Wednesday, March 27, 2002

Kansas unfazed by media spotlight

The Associated Press

        LAWRENCE, Kan. — Jeff Boschee moved smoothly from a national radio interview to a press conference. Kansas' shooting guard fielded questions ranging from 3-point shooting, to the Jayhawks' Final Four matchup with Maryland, to a couple who named their infant daughter “Deavynn Boschee Christine Schlesener.”

        “It's flattering,” Boschee said. “I guess it's a credit to what I've accomplished here in my career and what the team has accomplished.”

        The Jayhawks have handled the media crush all season and are about to step onto a bigger stage, making their first Final Four appearance since 1993.

        Kansas players have had a sampling of what to expect from the national media from their fans in Lawrence.

        The Jayhawks are treated like a boy band — especially Boschee, the team's designated heartthrob.

        “They crowd in on us, scream at us, grab at us,” forward Nick Collison said. “It's good to know that those people support you, but sometimes it's tough when all those people are up in your face, screaming for an autograph from like a foot away.”

        The Jayhawks have received plenty of national attention throughout the season with media reporting on the squad that spent a number of weeks as the top-ranked team.

        “It seems like you just keep answering the same questions over and over,” guard Kirk Hinrich said Tuesday. “It's a good problem to have, though.”

        In addition to basic statistical information, Jayhawks fans now know All-American forward Drew Gooden spends his summers in Finland with his mother's family, and that coach Roy Williams once threatened to send him back to Oakland on a bus if he didn't buy into Kansas' game plan.

        Gooden doesn't shy away from the attention — and if he gets a bit prickly fielding questions about the Jayhawks' inside toughness, he generally remains gracious even through long interview sessions.

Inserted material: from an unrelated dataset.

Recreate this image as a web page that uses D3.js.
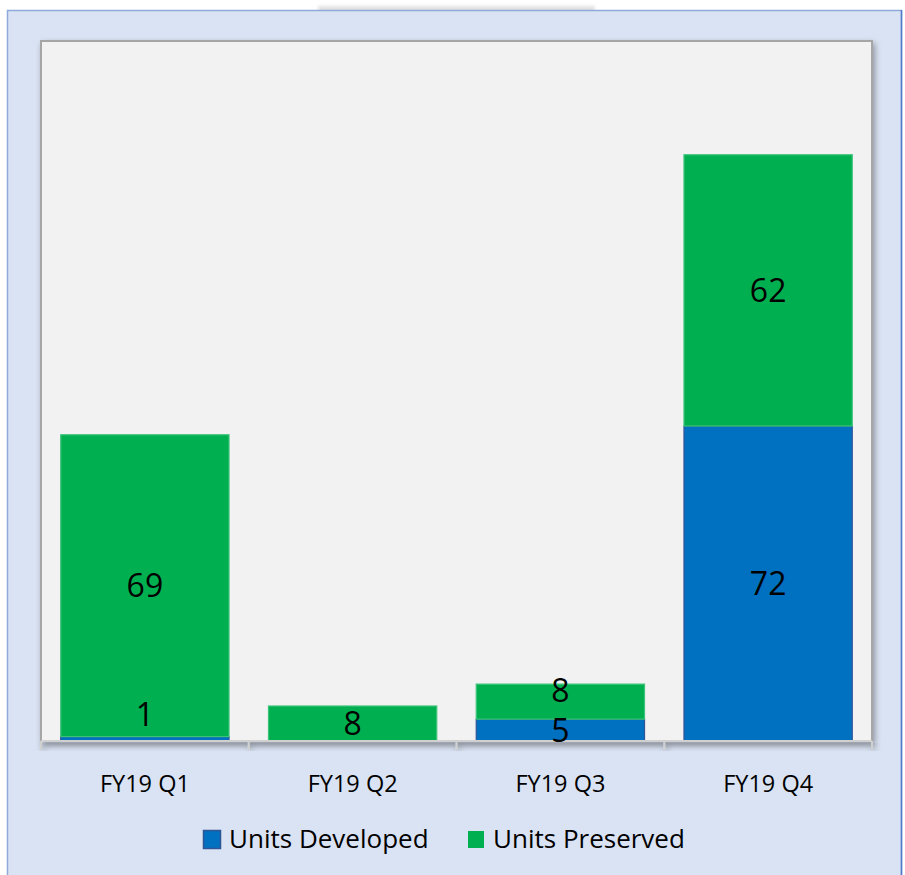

        “Coach told me that I was going to get a lot of media attention this year, and the media can either make you or break you,” Gooden said. “So I try to get along with the media and not turn anybody down. I know everybody's got a job to do.”

        Fans also know that Boschee and Hinrich have had dates interrupted by fans, and that there was a Boschee impostor was on the Internet — until the university tracked the culprit down and put a stop to it.

        The Jayhawks, and even Williams, seem more amused than distracted by the offbeat questions and the spotlight.

        “This team's composed of old guys and a couple of freshmen who have really handled themselves well this year,” Boschee said. “We don't let the media hype get to our heads. We've still got a job to do.”

        That job, Collison said, is winning the Jayhawks' first national title since 1988.

        “We realize how close we are to our goal, and we realize we can enjoy the journey and get into the media hype after the season,” he said. “We realize now that it's all about basketball.”

        That's exactly what Williams wants to hear.

        “I think this team's mature enough to handle the attention,” he said. “Every once in a while, they'll say a little bit more than maybe they should.”